The Labor Department said it would release its employment report for September on Tuesday as it provided a fresh schedule for some data that had been delayed by the 16-day partial government shutdown.
The report originally was scheduled for release on October 4.
The payrolls tally, which includes the nation’s unemployment rate, regularly sets the tone for global financial markets keen for a reading on the health of the world’s largest economy.
Among other data the department rescheduled was the consumer price index for September, which will now be released on October 30, and the producer price index for September, now due on October 29.
The Commerce Department’s Bureau of Economic Analysis, which compiles the gross domestic product and retail sales reports, among others, will publish a revised data calendar as soon as possible, a spokeswoman said.
The shutdown delayed the release of about a dozen economic reports. Six other reports covering the month of September that had been scheduled for release over the next couple of weeks will probably be delayed as well.

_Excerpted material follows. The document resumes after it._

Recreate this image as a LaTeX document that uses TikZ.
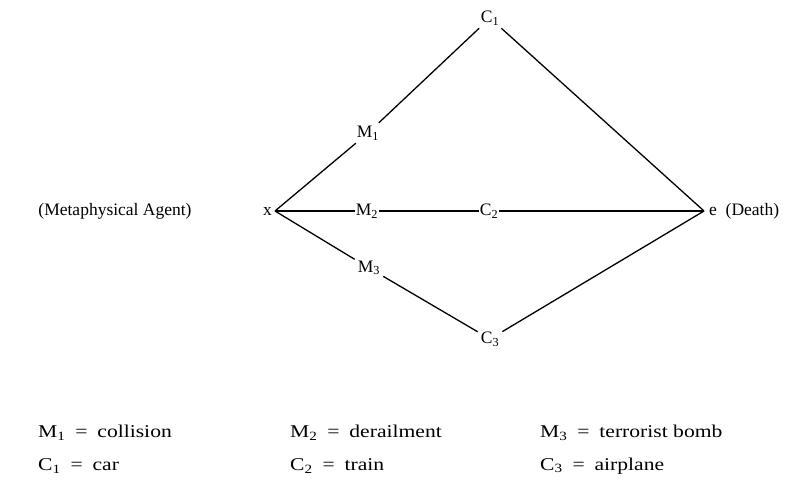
\documentclass[tikz,border=0pt]{standalone}
\usepackage{fontspec}
\setmainfont{Liberation Serif}
\newfontfamily\legendfont[FakeStretch=1.2]{Liberation Serif}
\newcommand{\eqsep}{\hspace{0.55em}=\hspace{0.55em}}
\begin{document}
\begin{tikzpicture}[x=1pt,y=-1pt,
  lbl/.style={inner sep=3pt,font=\fontsize{17.5}{20}\selectfont},
  txt/.style={inner sep=0pt,font=\fontsize{17.5}{20}\selectfont},
  key/.style={inner sep=0pt,anchor=west,font=\legendfont\fontsize{18}{21}\selectfont},
  edge/.style={line width=1.3pt}]
\useasboundingbox (0,0) rectangle (811,485);
\coordinate (X) at (275,211);
\coordinate (E) at (704,211);
\node[txt,anchor=east] (xl) at (272,211) {x};
\node[txt,anchor=west] (el) at (709,211) {e\ \ (Death)};
\node[txt] (agent) at (115,211) {(Metaphysical Agent)};
\node[lbl] (M1) at (368,133) {M\textsubscript{1}};
\node[lbl] (C1) at (490,18) {C\textsubscript{1}};
\node[lbl,inner sep=1pt] (M2) at (367,211) {M\textsubscript{2}};
\node[lbl,inner sep=1pt] (C2) at (489,211) {C\textsubscript{2}};
\node[lbl] (M3) at (369,268) {M\textsubscript{3}};
\node[lbl] (C3) at (490,339) {C\textsubscript{3}};
\draw[edge] (X) -- (M1);
\draw[edge] (M1) -- (C1);
\draw[edge] (C1) -- (E);
\draw[edge] (X) -- (M2);
\draw[edge] (M2) -- (C2);
\draw[edge] (C2) -- (E);
\draw[edge] (X) -- (M3);
\draw[edge] (M3) -- (C3);
\draw[edge] (C3) -- (E);
\node[key] (k1) at (38,433) {M\textsubscript{1}\eqsep collision};
\node[key] (k2) at (290,433) {M\textsubscript{2}\eqsep derailment};
\node[key] (k3) at (540,433) {M\textsubscript{3}\eqsep terrorist bomb};
\node[key] (k4) at (38,466) {C\textsubscript{1}\eqsep car};
\node[key] (k5) at (290,466) {C\textsubscript{2}\eqsep train};
\node[key] (k6) at (540,466) {C\textsubscript{3}\eqsep airplane};
\end{tikzpicture}
\end{document}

October’s employment report, previously due for release on November 1, was pushed back to the following week, the Labor Department said.
While delays in publishing the data likely inconvenienced financial market players, there is a silver lining, especially for retail sales and nonfarm payrolls data for which respondents do not always complete the government surveys on time.
“The releases may even be of better quality,” said Laura Rosner, a U.S. economist at BNP Paribas in New York, noting that delays in releasing the retail sales report during a government shutdown in 1995 and 1996 had allowed for the inclusion of late responses from retailers.
“The fact that it was delayed meant that more late responses were able to be included, so the data was more complete than had it been published earlier in the month.”
Keith Hall, a former commissioner of the Bureau of Labor Statistics, the Labor Department’s main statistical arm, said only about 70 percent of companies surveyed by the BLS for the nonfarm payrolls count submit their responses on time.